Virginia Secretary of Finance Mark Sickles said the revised forecast attempts to balance the state’s recent revenue growth against growing uncertainty in the national economy.
“The updated forecast confirms that the commonwealth’s revenue performance remains solid but also factors in the deteriorating economic conditions and increased uncertainty in the national outlook,” Sickles said in a statement.
“The additional $1.5 billion in updated projected revenues should provide the General Assembly with enough resources to craft a structurally balanced budget that mitigates any potential risks related to national market volatility.”
The updated forecast follows warnings from state finance officials last month that Virginia’s economy is facing slower job growth, persistent inflation and weakening consumer confidence even as tax revenues continue to exceed expectations.
During a May presentation of the Senate Finance & Appropriations Committee, Sickles said Virginia had lost 41,900 jobs since the beginning of fiscal year 2026 while General Fund revenues remained more than $850 million ahead of forecast.

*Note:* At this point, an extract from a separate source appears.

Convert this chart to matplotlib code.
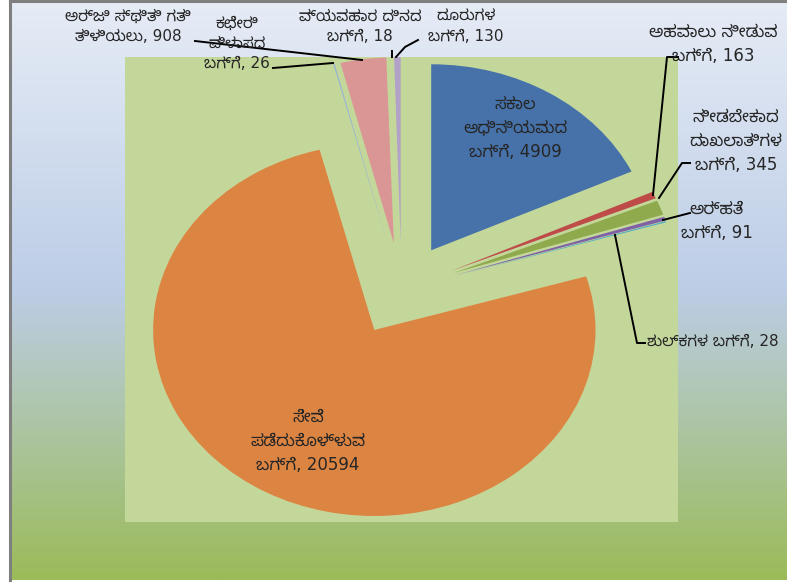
import numpy as np
import matplotlib
matplotlib.use("Agg")
import matplotlib.pyplot as plt
import matplotlib.font_manager as fm
from matplotlib.colors import LinearSegmentedColormap
from matplotlib.lines import Line2D

# ---------------- data ----------------
categories = [
    "ಸಕಾಲ\nಅಧಿನಿಯಮದ\nಬಗ್ಗೆ",
    "ಅಹವಾಲು ನೀಡುವ\nಬಗ್ಗೆ",
    "ನೀಡಬೇಕಾದ\nದಾಖಲಾತಿಗಳ\nಬಗ್ಗೆ",
    "ಅರ್ಹತೆ\nಬಗ್ಗೆ",
    "ಶುಲ್ಕಗಳ ಬಗ್ಗೆ",
    "ಸೇವೆ\nಪಡೆದುಕೊಳ್ಳುವ\nಬಗ್ಗೆ",
    "ಕಛೇರಿ\nವಿಳಾಸದ\nಬಗ್ಗೆ",
    "ಅರ್ಜಿ ಸ್ಥಿತಿ ಗತಿ\nತಿಳಿಯಲು",
    "ವ್ಯವಹಾರ ದಿನದ\nಬಗ್ಗೆ",
    "ದೂರುಗಳ\nಬಗ್ಗೆ",
]
values = [4909, 163, 345, 91, 28, 20594, 26, 908, 18, 130]
colors = ["#4672A9", "#BE4B48", "#8EAA4C", "#7F62A6", "#4BACC6",
          "#DC8442", "#95B3D7", "#D99694", "#C3D69B", "#B3A2C7"]

# ---------------- fonts ----------------
fam = ["DejaVu Sans"]
try:
    from fontTools.ttLib import TTFont
    cands = []
    for f in sorted(fm.findSystemFonts()):
        if "CJK" in f:
            continue
        try:
            tt = TTFont(f, fontNumber=0, lazy=True)
            cm = tt.getBestCmap()
            if cm and 0x0C95 in cm:
                cands.append(f)
        except Exception:
            pass
    def rank(f):
        low = f.lower()
        r = 0
        if "kannada" in low:
            r -= 10
        if "mono" in low:
            r += 5
        if "bold" in low or "italic" in low or "oblique" in low:
            r += 3
        if "sans" in low:
            r -= 1
        return r
    cands.sort(key=rank)
    if cands:
        fm.fontManager.addfont(cands[0])
        fam = ["DejaVu Sans", fm.FontProperties(fname=cands[0]).get_name()]
except Exception:
    pass
plt.rcParams["font.family"] = fam

W, H = 787, 583
fig = plt.figure(figsize=(W / 100, H / 100), dpi=100)
fig.patch.set_facecolor("white")

def fx(x):
    return x / W

def fy(y):
    return 1 - y / H

# ---------------- background gradient ----------------
bg = fig.add_axes([fx(10), fy(580), fx(777), 580 / H])
cmap = LinearSegmentedColormap.from_list(
    "bg", [(0.0, "#E6ECF6"), (0.5, "#BCCDE6"), (1.0, "#9BBB59")])
grad = np.linspace(0, 1, 256).reshape(-1, 1)
bg.imshow(grad, cmap=cmap, aspect="auto", extent=[0, 1, 0, 1], origin="upper")
bg.set_xlim(0, 1)
bg.set_ylim(0, 1)
bg.axis("off")
fig.add_artist(Line2D([fx(10), fx(10)], [fy(580), fy(1)], color="#7F7F7F", lw=2.2))
fig.add_artist(Line2D([fx(10), 1], [fy(1), fy(1)], color="#7F7F7F", lw=2.2))

# ---------------- pie ----------------
ax = fig.add_axes([fx(125), fy(522), fx(553), 465 / H])
explode = [0.25] * len(values)
ax.pie(values, colors=colors, explode=explode, startangle=90,
       counterclock=False, radius=1.0, wedgeprops=dict(linewidth=0))
ax.set_frame_on(True)
ax.set_facecolor("#C4D79B")
ax.set_aspect("auto")
ax.set_xlim(-1.25, 1.25)
ax.set_ylim(-1.25, 1.25)
ax.set_xticks([])
ax.set_yticks([])
for s in ax.spines.values():
    s.set_visible(False)

# ---------------- labels ----------------
tc = "#262626"
def label(i, x, y, ha="center", fs=12):
    txt = f"{categories[i]}, {values[i]}"
    fig.text(fx(x), fy(y), txt, ha=ha, va="center", fontsize=fs, color=tc,
             linespacing=1.42, multialignment="center")

def leader(pts):
    xs = [fx(p[0]) for p in pts]
    ys = [fy(p[1]) for p in pts]
    fig.add_artist(Line2D(xs, ys, color="black", lw=1.4))

label(0, 515, 128)
label(5, 308, 441)
label(1, 713, 44)
label(2, 736, 141)
label(3, 717, 221)
label(4, 647, 342, ha="left", fs=11)
label(7, 128, 26, fs=11)
label(6, 237, 43, fs=11)
label(8, 360, 26, fs=11)
label(9, 466, 26, fs=11)

leader([(678, 57), (667, 57), (653, 195)])
leader([(690, 163), (682, 163), (659, 198)])
leader([(690, 213), (663, 220)])
leader([(645, 343), (637, 343), (615, 235)])
leader([(195, 41), (362, 60)])
leader([(273, 68), (333, 63)])
leader([(392, 51), (392, 57)])
leader([(418, 40), (405, 47), (396, 57)])

fig.savefig("out.png", dpi=100)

At the time, Sickles suggested the surplus could help lawmakers move past the budget stalemate.
“It would not be unprecedented for us to use some of this money to get past this impasse, if we needed to,” Sickles told the committee.

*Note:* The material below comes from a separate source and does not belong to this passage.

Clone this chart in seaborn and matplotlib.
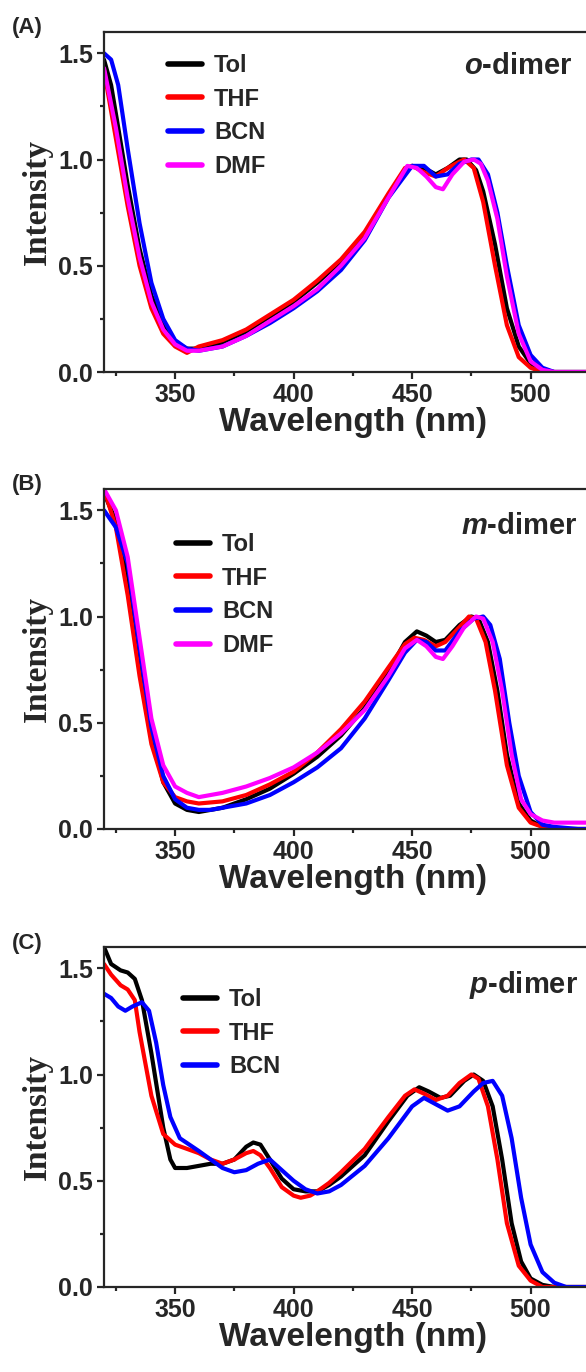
import numpy as np
import pandas as pd
import matplotlib
matplotlib.use("Agg")
import matplotlib.pyplot as plt
import seaborn as sns
from matplotlib.ticker import MultipleLocator

# ---------------- data ----------------
# Panel A: o-dimer
a_tol_x = [320, 323, 326, 330, 335, 340, 345, 350, 355, 360, 365, 370, 380, 390, 400, 410, 420, 430, 440, 445, 450, 455, 460, 465, 470, 473, 477, 480, 485, 490, 495, 500, 505, 510, 530]
a_tol_y = [1.47, 1.35, 1.15, 0.88, 0.58, 0.36, 0.22, 0.14, 0.11, 0.11, 0.12, 0.14, 0.19, 0.26, 0.33, 0.42, 0.52, 0.65, 0.83, 0.92, 0.97, 0.96, 0.93, 0.96, 1.0, 1.0, 0.95, 0.85, 0.6, 0.3, 0.12, 0.04, 0.01, 0.0, 0.0]
a_thf_x = [320, 325, 330, 335, 340, 345, 350, 355, 360, 370, 380, 390, 400, 410, 420, 430, 440, 447, 450, 455, 460, 465, 470, 472, 476, 480, 485, 490, 495, 500, 505, 530]
a_thf_y = [1.42, 1.1, 0.78, 0.5, 0.3, 0.18, 0.12, 0.09, 0.12, 0.15, 0.2, 0.27, 0.34, 0.43, 0.53, 0.66, 0.84, 0.96, 0.97, 0.94, 0.92, 0.96, 0.99, 1.0, 0.96, 0.8, 0.5, 0.22, 0.07, 0.02, 0.0, 0.0]
a_bcn_x = [320, 323, 326, 330, 335, 340, 345, 350, 355, 360, 370, 380, 390, 400, 410, 420, 430, 440, 450, 455, 460, 465, 470, 475, 478, 482, 486, 490, 495, 500, 505, 510, 530]
a_bcn_y = [1.5, 1.47, 1.35, 1.05, 0.7, 0.42, 0.25, 0.15, 0.11, 0.1, 0.12, 0.17, 0.23, 0.3, 0.38, 0.48, 0.62, 0.82, 0.97, 0.97, 0.92, 0.93, 0.98, 1.0, 1.0, 0.93, 0.75, 0.5, 0.22, 0.08, 0.02, 0.0, 0.0]
a_dmf_x = [320, 325, 330, 335, 340, 345, 350, 355, 360, 370, 380, 390, 400, 410, 420, 430, 440, 448, 452, 456, 460, 463, 467, 472, 476, 479, 482, 486, 490, 495, 500, 505, 510, 530]
a_dmf_y = [1.43, 1.15, 0.82, 0.54, 0.33, 0.2, 0.13, 0.1, 0.1, 0.12, 0.17, 0.24, 0.31, 0.39, 0.5, 0.63, 0.82, 0.97, 0.96, 0.92, 0.87, 0.86, 0.93, 0.99, 1.0, 0.98, 0.9, 0.72, 0.45, 0.18, 0.05, 0.01, 0.0, 0.0]

# Panel B: m-dimer
b_tol_x = [320, 325, 330, 335, 340, 345, 350, 355, 360, 365, 370, 380, 390, 400, 410, 420, 430, 440, 447, 452, 456, 460, 464, 470, 475, 478, 482, 486, 490, 495, 500, 505, 510, 530]
b_tol_y = [1.58, 1.45, 1.2, 0.8, 0.45, 0.22, 0.12, 0.09, 0.08, 0.09, 0.1, 0.14, 0.19, 0.26, 0.34, 0.44, 0.57, 0.74, 0.88, 0.93, 0.91, 0.88, 0.89, 0.96, 1.0, 0.99, 0.88, 0.65, 0.35, 0.12, 0.04, 0.01, 0.0, 0.0]
b_thf_x = [320, 325, 330, 335, 340, 345, 350, 355, 360, 370, 380, 390, 400, 410, 420, 430, 440, 447, 451, 455, 460, 464, 470, 474, 477, 481, 485, 490, 495, 500, 505, 510, 530]
b_thf_y = [1.6, 1.42, 1.1, 0.72, 0.4, 0.22, 0.15, 0.13, 0.12, 0.13, 0.16, 0.21, 0.27, 0.36, 0.47, 0.6, 0.76, 0.87, 0.9, 0.89, 0.86, 0.88, 0.95, 1.0, 0.99, 0.88, 0.65, 0.3, 0.1, 0.03, 0.01, 0.0, 0.0]
b_bcn_x = [320, 325, 330, 335, 340, 345, 350, 355, 360, 365, 370, 380, 390, 400, 410, 420, 430, 440, 447, 452, 456, 460, 464, 470, 476, 480, 483, 487, 491, 495, 500, 505, 510, 520, 530]
b_bcn_y = [1.5, 1.42, 1.25, 0.85, 0.48, 0.25, 0.14, 0.1, 0.09, 0.09, 0.1, 0.12, 0.16, 0.22, 0.29, 0.38, 0.52, 0.7, 0.83, 0.89, 0.88, 0.84, 0.84, 0.93, 0.99, 1.0, 0.96, 0.8, 0.5, 0.25, 0.08, 0.02, 0.01, 0.0, 0.0]
b_dmf_x = [320, 325, 330, 335, 340, 345, 350, 355, 360, 370, 380, 390, 400, 410, 420, 430, 440, 447, 452, 456, 460, 463, 467, 472, 477, 480, 484, 488, 492, 496, 500, 505, 510, 530]
b_dmf_y = [1.6, 1.5, 1.28, 0.9, 0.52, 0.3, 0.2, 0.17, 0.15, 0.17, 0.2, 0.24, 0.29, 0.36, 0.45, 0.56, 0.72, 0.85, 0.89, 0.86, 0.81, 0.8, 0.86, 0.95, 1.0, 0.99, 0.88, 0.65, 0.35, 0.14, 0.07, 0.04, 0.03, 0.03]

# Panel C: p-dimer
c_tol_x = [320, 323, 327, 330, 333, 336, 340, 345, 348, 350, 355, 360, 365, 370, 375, 380, 383, 386, 390, 395, 400, 405, 410, 415, 420, 430, 440, 448, 453, 457, 462, 466, 472, 476, 480, 484, 488, 492, 496, 500, 505, 510, 530]
c_tol_y = [1.6, 1.52, 1.49, 1.48, 1.45, 1.35, 1.1, 0.75, 0.6, 0.56, 0.56, 0.57, 0.58, 0.58, 0.6, 0.66, 0.68, 0.67, 0.6, 0.51, 0.46, 0.45, 0.45, 0.48, 0.52, 0.62, 0.78, 0.9, 0.94, 0.92, 0.89, 0.9, 0.97, 1.0, 0.97, 0.85, 0.6, 0.3, 0.12, 0.04, 0.01, 0.0, 0.0]
c_thf_x = [320, 323, 327, 330, 333, 335, 340, 345, 350, 355, 360, 365, 370, 375, 380, 383, 386, 390, 395, 400, 403, 407, 410, 415, 420, 430, 440, 447, 451, 455, 460, 465, 470, 475, 478, 482, 486, 490, 495, 500, 505, 530]
c_thf_y = [1.52, 1.47, 1.42, 1.4, 1.35, 1.2, 0.9, 0.72, 0.67, 0.65, 0.63, 0.6, 0.58, 0.6, 0.63, 0.64, 0.62, 0.56, 0.47, 0.43, 0.42, 0.43, 0.45, 0.49, 0.54, 0.65, 0.8, 0.9, 0.93, 0.91, 0.88, 0.9, 0.96, 1.0, 0.98, 0.85, 0.6, 0.3, 0.1, 0.03, 0.0, 0.0]
c_bcn_x = [320, 323, 326, 329, 332, 336, 339, 342, 345, 348, 352, 356, 360, 365, 370, 375, 380, 385, 390, 395, 400, 405, 410, 415, 420, 430, 440, 450, 455, 460, 465, 470, 476, 480, 484, 488, 492, 496, 500, 505, 510, 515, 530]
c_bcn_y = [1.38, 1.36, 1.32, 1.3, 1.32, 1.34, 1.3, 1.15, 0.95, 0.8, 0.7, 0.67, 0.64, 0.6, 0.56, 0.54, 0.55, 0.58, 0.6, 0.55, 0.5, 0.46, 0.44, 0.45, 0.48, 0.57, 0.7, 0.85, 0.89, 0.86, 0.83, 0.85, 0.92, 0.96, 0.97, 0.9, 0.7, 0.42, 0.2, 0.07, 0.02, 0.0, 0.0]

solvents_abc = ["Tol", "THF", "BCN", "DMF"]
panel_names = ["o-dimer", "m-dimer", "p-dimer"]
panel_tags = ["(A)", "(B)", "(C)"]
x_ticks = [350, 400, 450, 500]
y_ticks = [0.0, 0.5, 1.0, 1.5]

colors = {"Tol": "#000000", "THF": "#ff0000", "BCN": "#0000ff", "DMF": "#ff00ff"}

panels = [
    {"Tol": (a_tol_x, a_tol_y), "THF": (a_thf_x, a_thf_y), "BCN": (a_bcn_x, a_bcn_y), "DMF": (a_dmf_x, a_dmf_y)},
    {"Tol": (b_tol_x, b_tol_y), "THF": (b_thf_x, b_thf_y), "BCN": (b_bcn_x, b_bcn_y), "DMF": (b_dmf_x, b_dmf_y)},
    {"Tol": (c_tol_x, c_tol_y), "THF": (c_thf_x, c_thf_y), "BCN": (c_bcn_x, c_bcn_y)},
]

# ---------------- style ----------------
sns.set_style("ticks")
plt.rcParams["font.family"] = ["Liberation Sans", "DejaVu Sans"]
plt.rcParams["font.weight"] = "bold"
plt.rcParams["mathtext.fontset"] = "custom"
plt.rcParams["mathtext.bfit"] = "Liberation Sans:italic:bold"
plt.rcParams["axes.linewidth"] = 1.6
for k in ["xtick.major.width", "ytick.major.width", "xtick.minor.width", "ytick.minor.width"]:
    plt.rcParams[k] = 1.6
plt.rcParams["xtick.major.size"] = 5
plt.rcParams["ytick.major.size"] = 5
plt.rcParams["xtick.minor.size"] = 3
plt.rcParams["ytick.minor.size"] = 3

W, H = 586, 1372
fig = plt.figure(figsize=(W / 100, H / 100), dpi=100)

ax_left_px = 104
px_per_nm = 2.37
xlim = (320, 530)
ax_w_px = (xlim[1] - xlim[0]) * px_per_nm
tops_px = [32, 489, 947]
ax_h_px = 340

legend_x_px = [178, 186, 193]
legend_top_px = [54, 533, 988]
name_pos_px = [(572, 66), (578, 526), (578, 985)]

for i, data in enumerate(panels):
    top = tops_px[i]
    ax = fig.add_axes([ax_left_px / W, 1 - (top + ax_h_px) / H, ax_w_px / W, ax_h_px / H])
    rows = []
    for s, (xs, ys) in data.items():
        for xv, yv in zip(xs, ys):
            rows.append({"Wavelength": xv, "Intensity": yv, "Solvent": s})
    df = pd.DataFrame(rows)
    order = [s for s in solvents_abc if s in data]
    sns.lineplot(data=df, x="Wavelength", y="Intensity", hue="Solvent", hue_order=order,
                 palette=colors, linewidth=3, ax=ax, estimator=None, sort=True)
    ax.set_xlim(*xlim)
    ax.set_ylim(0, 1.6)
    ax.set_xticks(x_ticks)
    ax.set_yticks(y_ticks)
    ax.set_yticklabels([f"{v:.1f}" for v in y_ticks])
    ax.xaxis.set_minor_locator(MultipleLocator(25))
    ax.yaxis.set_minor_locator(MultipleLocator(0.25))
    ax.tick_params(axis="both", which="both", direction="out", labelsize=18, pad=3)
    for lab in ax.get_xticklabels() + ax.get_yticklabels():
        lab.set_fontweight("bold")
    ax.spines["right"].set_visible(False)
    ax.set_xlabel("Wavelength (nm)", fontsize=24, fontweight="bold", labelpad=0)
    ax.set_ylabel("Intensity", fontsize=24, fontweight="bold", family=["Liberation Serif"], labelpad=4)

    lx = (legend_x_px[i] - ax_left_px) / ax_w_px
    ly = 1 - (legend_top_px[i] - top) / ax_h_px
    leg = ax.legend(loc="upper left", bbox_to_anchor=(lx - 0.02, ly), frameon=False,
                    prop={"size": 17, "weight": "bold"}, handlelength=1.45, handletextpad=0.5,
                    labelspacing=0.45, borderaxespad=0, borderpad=0)
    for h in leg.get_lines():
        h.set_linewidth(4)

    nx, ny = name_pos_px[i]
    letter, rest = panel_names[i].split("-", 1)
    fig.text(nx / W, 1 - ny / H, f"$\\mathbfit{{{letter}}}$" + "-" + rest, ha="right", va="center",
             fontsize=21, fontweight="bold")
    fig.text(12 / W, 1 - (top - 4) / H, panel_tags[i], ha="left", va="center", fontsize=16, fontweight="bold")

fig.savefig("out.png", dpi=100)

Spanberger ordered the updated forecast May 19 while budget negotiations remained unsolved. The revised projections extend through fiscal year 2031 and are intended to give lawmakers updated economic data before final spending decisions are made.
The prolonged budget standoff has raised concerns about whether lawmakers will finish work on a revised spending plan before the new fiscal year begins July 1.
Lawmakers adjourned a special session in April without an agreement. Disputes over data center tax incentives, transportation funding and competing priorities between the Democratic-controlled House and Senate have remained major obstacles.
The stronger revenue forecast could give negotiators additional flexibility on spending priorities including education, transportation, healthcare and state employee compensation. But administration officials cautioned that economic risks remain.
Federal workforce reductions continue weighing heavily on Northern Virginia and Hampton Roads, both of which have large concentrations of federal employees and contractors. State officials have also pointed to instability in financial markets and international tensions as possible threats to future economic growth.
Even with revenues ahead of forecast, Virginia officials have repeatedly noted that much of the current surplus comes from revenue streams that can fluctuate significantly from year to year.